I can say only say that "Milos is washed with all kinds of water". This is a German expression and means that he is capable of everything and anything, legal and illegal. His whole history is a proof of that. One guy named Jim Rosenthal, a former writer for Flex magazine, called him "the mind". But Rosenthal got fired by Weider for sexual harassment because he used to just show up at Figure/Fitness girls houses, invited himself in and promised them a contract from Weider if they would "do this and that" for him. But that is a separate issue.
And guys, a lot of people, including myself do call Milos not Milos but DCM. Milos's "degrees" are also of an obscure nature. At the time when Milos was studying in Former Yugoslavia you could go to University without having finished High School. Every street worker, construction guy and any plumber could go and study. The system was a socialistic system and because of that the government allowed everyone to obtain any kind of degree without any pre-qualification!

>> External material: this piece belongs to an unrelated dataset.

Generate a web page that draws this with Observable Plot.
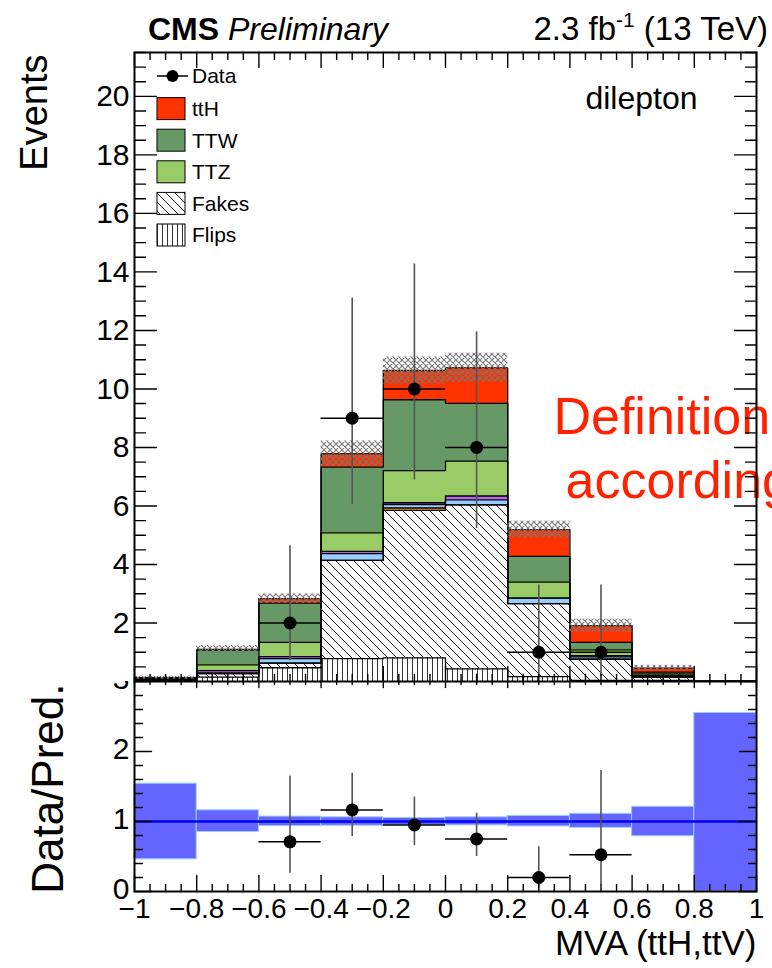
<!DOCTYPE html>
<html><head><meta charset="utf-8">
<script src="https://cdn.jsdelivr.net/npm/d3@7"></script>
<script src="https://cdn.jsdelivr.net/npm/@observablehq/plot@0.6"></script>
<style>
html,body{margin:0;padding:0;background:#fff;}
#chart{position:relative;width:772px;height:968px;overflow:hidden;background:#fff;}
#chart svg{display:block;overflow:hidden;}
</style></head><body><div id="chart"></div>
<script>
// ---------- data ----------
const binEdges = [-1,-0.8,-0.6,-0.4,-0.2,0,0.2,0.4,0.6,0.8,1];
const layerNames = ["Flips","Fakes","Rares","WZ","ZZ","TTZ","TTW","ttH"];
const flips = [0.04,0.15,0.47,0.78,0.81,0.43,0.17,0.04,0.04,0];
const fakes = [0.03,0.12,0.16,3.36,5.04,5.61,2.49,0.72,0.11,0];
const rares = [0,0,0,0,0.08,0,0,0,0,0];
const wz    = [0.01,0.02,0.15,0.23,0.12,0.17,0.19,0.08,0.03,0];
const zz    = [0.01,0.08,0.07,0.08,0.06,0.13,0,0.04,0.03,0];
const ttz   = [0.02,0.20,0.49,0.63,1.10,1.19,0.55,0.20,0.05,0];
const ttw   = [0.02,0.50,1.34,2.25,2.42,1.98,0.88,0.26,0.06,0];
const tth   = [0,0.03,0.15,0.45,1.00,1.21,0.91,0.57,0.14,0];
const totalUnc = [0.05,0.13,0.16,0.44,0.46,0.50,0.29,0.22,0.09,0];

const dataBin = [2,3,4,5,6,7];
const dataX   = [-0.5,-0.3,-0.1,0.1,0.3,0.5];
const dataN   = [2,9,10,8,1,1];
const dataLo  = [0.71,6.06,6.89,5.23,0.17,0.17];
const dataHi  = [4.64,13.11,14.27,11.95,3.30,3.30];

const ratioVal = [0.71,1.165,0.95,0.75,0.20,0.525];
const ratioLo  = [0.26,0.785,0.655,0.50,0.035,0.095];
const ratioHi  = [1.65,1.69,1.35,1.12,0.64,1.73];
const bandLo = [0.46,0.85,0.935,0.94,0.95,0.945,0.93,0.91,0.79,0];
const bandHi = [1.54,1.16,1.07,1.06,1.05,1.06,1.08,1.11,1.21,2.55];

const yTicksTop = [2,4,6,8,10,12,14,16,18,20];
const yTicksRatio = [0,1,2,3];
const xTicks = [-1,-0.8,-0.6,-0.4,-0.2,0,0.2,0.4,0.6,0.8,1];
const legendLabels = ["Data","ttH","TTW","TTZ","Fakes","Flips"];

// ---------- styles ----------
const FONT = "'Liberation Sans', Arial, Helvetica, sans-serif";
const layerFill = {
  Flips: "url(#hatchFlips)", Fakes: "url(#hatchFakes)", Rares: "#ff9933",
  WZ: "#99ccff", ZZ: "#c060f0", TTZ: "#99cc66", TTW: "#669966", ttH: "#ff3300"
};
const layerValues = {Flips: flips, Fakes: fakes, Rares: rares, WZ: wz, ZZ: zz, TTZ: ttz, TTW: ttw, ttH: tth};

// build stacked rows
const stackRows = {};
const stackTops = {};
const cum = binEdges.slice(0, -1).map(() => 0);
for (const name of layerNames) {
  const vals = layerValues[name];
  stackRows[name] = vals.map((v, i) => ({x1: binEdges[i], x2: binEdges[i+1], y1: cum[i], y2: cum[i] + v}));
  vals.forEach((v, i) => { cum[i] += v; });
  stackTops[name] = binEdges.map((e, k) => ({x: e, y: cum[Math.min(k, cum.length - 1)]}));
}
const totals = cum.slice();
const uncRows = totals.map((t, i) => ({x1: binEdges[i], x2: binEdges[i+1], y1: t - totalUnc[i], y2: t + totalUnc[i]})).filter((d, i) => totalUnc[i] > 0);
const dataRows = dataX.map((x, i) => ({x, n: dataN[i], lo: dataLo[i], hi: dataHi[i], x1: binEdges[dataBin[i]], x2: binEdges[dataBin[i] + 1]}));
const ratioRows = dataX.map((x, i) => ({x, r: ratioVal[i], lo: ratioLo[i], hi: ratioHi[i], x1: binEdges[dataBin[i]], x2: binEdges[dataBin[i] + 1]}));
const bandRows = bandLo.map((lo, i) => ({x1: binEdges[i], x2: binEdges[i+1], y1: lo, y2: bandHi[i]}));

// tick helpers
const tickShape = {draw(ctx, l) { ctx.moveTo(0, 0); ctx.lineTo(0, -l); }};
function vt(values, opts) {
  return Plot.vector(values, {anchor: "start", shape: tickShape, stroke: "black", strokeWidth: 1.4, ...opts});
}
const yMinorTop = d3.range(0, 44).map(k => k * 0.5).filter(v => v <= 21.5 && (Math.round(v * 2) % 4) !== 0);
const yMajorTop = [0, ...yTicksTop];
const xMinor = d3.range(0, 41).filter(k => k % 4 !== 0).map(k => -1 + k * 0.05);
const xMajor = xTicks;
const yMinorRatio = d3.range(0, 16).filter(k => k % 5 !== 0).map(k => k * 0.2);
const fmtX = d => (d < 0 ? "\u2212" : "") + String(Math.abs(d));

// ---------- upper plot ----------
const upperMarks = [];
for (const name of layerNames) {
  upperMarks.push(Plot.rect(stackRows[name], {x1: "x1", x2: "x2", y1: "y1", y2: "y2", fill: layerFill[name], shapeRendering: "crispEdges"}));
}
for (const name of layerNames) {
  upperMarks.push(Plot.line(stackTops[name], {x: "x", y: "y", curve: "step-after", stroke: "black", strokeWidth: 1.3}));
}
upperMarks.push(Plot.rect(uncRows, {x1: "x1", x2: "x2", y1: "y1", y2: "y2", fill: "url(#hatchUnc)"}));
upperMarks.push(Plot.ruleX(dataRows, {x: "x", y1: "lo", y2: "hi", stroke: "#555", strokeWidth: 1.6}));
upperMarks.push(Plot.ruleY(dataRows, {y: "n", x1: "x1", x2: "x2", stroke: "black", strokeWidth: 1.6}));
upperMarks.push(Plot.dot(dataRows, {x: "x", y: "n", r: 6.5, fill: "black", stroke: "none"}));
upperMarks.push(Plot.text(["dilepton"], {x: [0.45], y: [19.92], text: d => d, textAnchor: "start", fontSize: 32, fill: "black"}));
upperMarks.push(Plot.text(["Definition", "according"], {x: [0.347, 0.386], y: [9.03, 6.85], text: d => d, textAnchor: "start", fontSize: 52, fill: "#ff2200"}));
upperMarks.push(Plot.text(["Events"], {frameAnchor: "top-left", rotate: -90, textAnchor: "end", dx: -114, dy: 2, fontSize: 38, fill: "black"}));
upperMarks.push(vt(yMajorTop, {x: -1, y: d => d, rotate: 90, length: 22}));
upperMarks.push(vt(yMinorTop, {x: -1, y: d => d, rotate: 90, length: 11}));
upperMarks.push(vt(yMajorTop, {x: 1, y: d => d, rotate: -90, length: 22}));
upperMarks.push(vt(yMinorTop, {x: 1, y: d => d, rotate: -90, length: 11}));
upperMarks.push(vt(xMajor, {x: d => d, y: 0, rotate: 0, length: 15}));
upperMarks.push(vt(xMinor, {x: d => d, y: 0, rotate: 0, length: 7}));
upperMarks.push(vt(xMajor, {x: d => d, y: 21.5, rotate: 180, length: 15}));
upperMarks.push(vt(xMinor, {x: d => d, y: 21.5, rotate: 180, length: 7}));
upperMarks.push(Plot.axisY(yTicksTop, {anchor: "left", tickSize: 0, tickPadding: 5, fontSize: 30, tickFormat: d => String(d)}));
upperMarks.push(Plot.frame({stroke: "black", strokeWidth: 2}));

const upper = Plot.plot({
  width: 772, height: 681,
  marginTop: 52, marginLeft: 134, marginRight: 16, marginBottom: 0,
  x: {domain: [-1, 1], axis: null},
  y: {domain: [0, 21.5]},
  style: {fontFamily: FONT, fontSize: "30px", background: "white", color: "black", overflow: "hidden"},
  marks: upperMarks
});

// ---------- lower plot ----------
const lower = Plot.plot({
  width: 772, height: 287,
  marginTop: 0, marginLeft: 134, marginRight: 16, marginBottom: 77,
  x: {domain: [-1, 1]},
  y: {domain: [0, 3]},
  style: {fontFamily: FONT, fontSize: "30px", background: "white", color: "black", overflow: "hidden"},
  marks: [
    Plot.rect(bandRows, {x1: "x1", x2: "x2", y1: "y1", y2: "y2", fill: "#6464ff", stroke: "#99ccff", strokeWidth: 1}),
    Plot.ruleY([1], {stroke: "#0000ee", strokeWidth: 2.4}),
    Plot.ruleX(ratioRows, {x: "x", y1: "lo", y2: "hi", stroke: "#555", strokeWidth: 1.6}),
    Plot.ruleY(ratioRows, {y: "r", x1: "x1", x2: "x2", stroke: "black", strokeWidth: 1.6}),
    Plot.dot(ratioRows, {x: "x", y: "r", r: 6.5, fill: "black", stroke: "none"}),
    vt(yTicksRatio, {x: -1, y: d => d, rotate: 90, length: 17}),
    vt(yMinorRatio, {x: -1, y: d => d, rotate: 90, length: 8}),
    vt(yTicksRatio, {x: 1, y: d => d, rotate: -90, length: 17}),
    vt(yMinorRatio, {x: 1, y: d => d, rotate: -90, length: 8}),
    vt(xMajor, {x: d => d, y: 0, rotate: 0, length: 16}),
    vt(xMinor, {x: d => d, y: 0, rotate: 0, length: 7}),
    vt(xMajor, {x: d => d, y: 3, rotate: 180, length: 6}),
    vt(xMinor, {x: d => d, y: 3, rotate: 180, length: 3}),
    Plot.axisY(yTicksRatio, {anchor: "left", tickSize: 0, tickPadding: 5, fontSize: 30, dy: -2, tickFormat: d => String(d)}),
    Plot.axisX(xTicks, {anchor: "bottom", tickSize: 0, tickPadding: 7, fontSize: 28, tickFormat: fmtX}),
    Plot.text(["Data/Pred."], {frameAnchor: "top-left", rotate: -90, textAnchor: "end", dx: -103, dy: 2, fontSize: 44, fill: "black"}),
    Plot.text(["MVA (ttH,ttV)"], {frameAnchor: "bottom-right", textAnchor: "end", dy: 63, fontSize: 35, fill: "black"}),
    Plot.frame({stroke: "black", strokeWidth: 2})
  ]
});

const chart = document.getElementById("chart");
chart.appendChild(upper);
chart.appendChild(lower);

// ---------- patterns, header, legend ----------
const svgU = d3.select(upper);
const defs = svgU.insert("defs", ":first-child");
const pF = defs.append("pattern").attr("id", "hatchFakes").attr("patternUnits", "userSpaceOnUse").attr("width", 9).attr("height", 9);
pF.append("rect").attr("width", 9).attr("height", 9).attr("fill", "white");
pF.append("path").attr("d", "M0,0L9,9M-2,7L2,11M7,-2L11,2").attr("stroke", "black").attr("stroke-width", 0.9);
const pL = defs.append("pattern").attr("id", "hatchFlips").attr("patternUnits", "userSpaceOnUse").attr("width", 5).attr("height", 10);
pL.append("rect").attr("width", 5).attr("height", 10).attr("fill", "white");
pL.append("path").attr("d", "M2.5,0V10").attr("stroke", "black").attr("stroke-width", 0.8);
const pU = defs.append("pattern").attr("id", "hatchUnc").attr("patternUnits", "userSpaceOnUse").attr("width", 6).attr("height", 6);
pU.append("path").attr("d", "M0,0L6,6M6,0L0,6M-1,5L1,7M5,-1L7,1M-1,1L1,-1M5,7L7,5").attr("stroke", "#777").attr("stroke-width", 1.1).attr("fill", "none");

// header
const h1 = svgU.append("text").attr("x", 148).attr("y", 40).attr("font-size", 32).attr("font-family", FONT).attr("text-anchor", "start").attr("fill", "black");
h1.append("tspan").attr("font-weight", "bold").text("CMS");
h1.append("tspan").attr("font-style", "italic").text(" Preliminary");
const h2 = svgU.append("text").attr("x", 768).attr("y", 40).attr("font-size", 33).attr("font-family", FONT).attr("text-anchor", "end").attr("fill", "black");
h2.append("tspan").text("2.3 fb");
h2.append("tspan").attr("font-size", 21).attr("dy", -13).text("-1");
h2.append("tspan").attr("dy", 13).text(" (13 TeV)");

// legend
const lg = svgU.append("g").attr("font-family", FONT).attr("font-size", 21).attr("text-anchor", "start");
const legendFill = {ttH: layerFill.ttH, TTW: layerFill.TTW, TTZ: layerFill.TTZ, Fakes: layerFill.Fakes, Flips: layerFill.Flips};
legendLabels.forEach((lab, i) => {
  const cy = 76 + i * 31.6 + (i > 0 ? 1 : 0);
  if (lab === "Data") {
    lg.append("line").attr("x1", 157).attr("x2", 188).attr("y1", cy).attr("y2", cy).attr("stroke", "black").attr("stroke-width", 1.5);
    lg.append("circle").attr("cx", 172.5).attr("cy", cy).attr("r", 6).attr("fill", "black");
  } else {
    lg.append("rect").attr("x", 157).attr("y", cy - 11).attr("width", 28).attr("height", 22)
      .attr("fill", legendFill[lab]).attr("stroke", "black").attr("stroke-width", 1);
  }
  lg.append("text").attr("x", 192).attr("y", cy).attr("dy", "0.35em").attr("fill", "black").text(lab);
});
</script></body></html>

I myself began entering pro shows since 1990. In the Chicago pro show, in 1992 I did not make the top 15 - actually not even the top 20 - and I did not look good. I was big but had the cuts of a baby. After failing to place in the top 15 at the NOC, shortly before that I decided to go "off season" and continued looking this way when I entered the Chicago show. Milos competed there as well but was actually very much talking down to me and he had to flex his quads back stage between the rounds constantly in front of me to show me how good his legs looked. But he did not want to flex his hams or his non-existent calves. This is a reflection as well of Milos's personality. As long as he feels or thinks he is above you he acts arrogant, degrading and even insulting. He continued telling people that I was just a big fat guy with zero future - and he is/was calling me a friend?